Unit 6 The Tale of Genji
This portrait of court life in medieval Japan follows the life and exploits of the great Genji. Written by Murasaki Shikibu, a lady of the Japanese court, it provides an insider's view of Japanese court life, the official and behind the screen. Art, clothing, music from the time of the novel illustrate the obserations of authors Jane Smiley and Chiori Miyagawa, among others.
Unit 7 Journey to the West
The powerful and mischievous Stone Monkey King brings chaos to heaven and earth. Freed from a mountain prison in order to guard a Chinese monk on his journey to retrieve the Buddhist scriptures from India, Monkey seeks his own spiritual transformation. Modern performance, contemporary art, and Buddhist philosophers provide a rich context to the ancient tale. Featured cast members include playwright David Henry Huang, storyteller Diane Wolkstein, and translator Professor Anthony Yu.
Unit 8 Popol Vuh
The Mayan book of creation, the dawn of life, and the glories of gods and kings. This magnificent epic was saved from destruction at the hands of the Spanish by Quiché chroniclers. Once repressed, the story is now interwoven with the history of today's Mayan people. Featured speakers include archaeologist Richard Hanson, humorist Mo Rocca, and Guatemalan artist Shuni Giron.
Unit 9 Candide
A satirical novel following the travails of Candide, a hopeless optimist whose faith in his tutor's mantra that his is "the best of all possible worlds" is tested beyond all limits. Voltaire's challenge to the aristocracy of his day proves refreshingly amusing and biting today. Original illustrations, songs, and comic book figures plumb the depths of this satire. Featured speakers include director Harold Ramis, actress Kristin Chenoweth, and cartoonist Chris Ware.
Unit 10 Things Fall Apart
In this foundational modern African novel, Chinua Achebe's story follows the lives of people trying to understand which belief systems deserve their loyalty. The protagonist, Okonkwo is a tribal leader who battles neighboring villages, the English, and his own demons in early colonial Nigeria. The perspectives of readers from around the world reveal the novel's universal themes. Cast members include playwright and professor Tess Onwueme and theater director Chuck Mike.

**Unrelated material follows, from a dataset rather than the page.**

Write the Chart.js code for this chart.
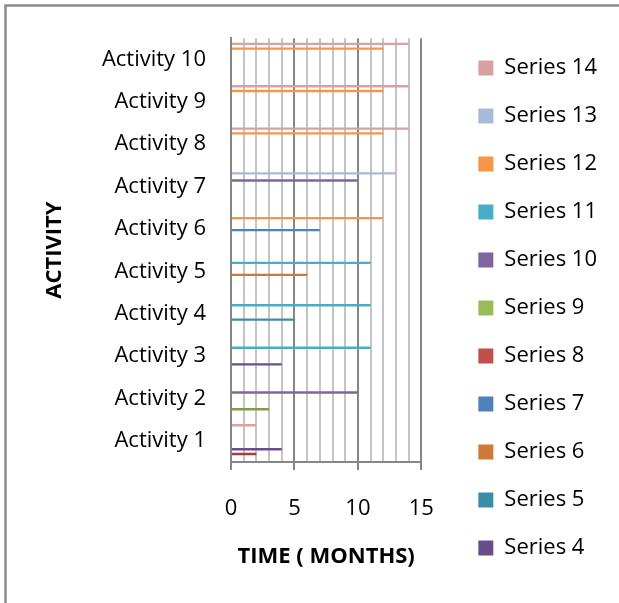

Unit 11 One Hundred Years of Solitude
Gabriel García Márquez's multigenerational saga of the Buendía family in the isolated town of Macondo inaugurated the boom in Latin American literature in the 1970s and marked the beginning of magical realism. Writer Sandra Cisneros and scholar of Latin American literature, Ilan Stavans lend their thoughts and voices to the discussion of this epic novel.
Unit 12 The God of Small Things
Fraternal twins Rahel and Estha struggle to reclaim their lives after their childhood is destroyed by tragic circumstances. As past and present merge in this narrative of Indian society and politics, the many layers of the caste system are mirrored in the poetic and inventive language of the author. Featured speakers include Simon Gikandi of Princeton University, author Evelyn Ch'ien.
Unit 13 The Thousand and One Nights
Shahrazad must hold the interest of her despotic husband the sultan with nightly tales, lest she lose her life in the morning. This wellspring of storytelling, circulating from medieval Persia to Egypt to Iraq, like its wily raconteur lives on in many modern adaptations. Art, performance, and film images are employed to show the collection's broad span of influence. Featured speakers include Marin Alsop, musical director of the Baltimore Symphony Orchestra and Aly Jetha and Shabnam Rezai, co-producers of the 1001 Nights animated series.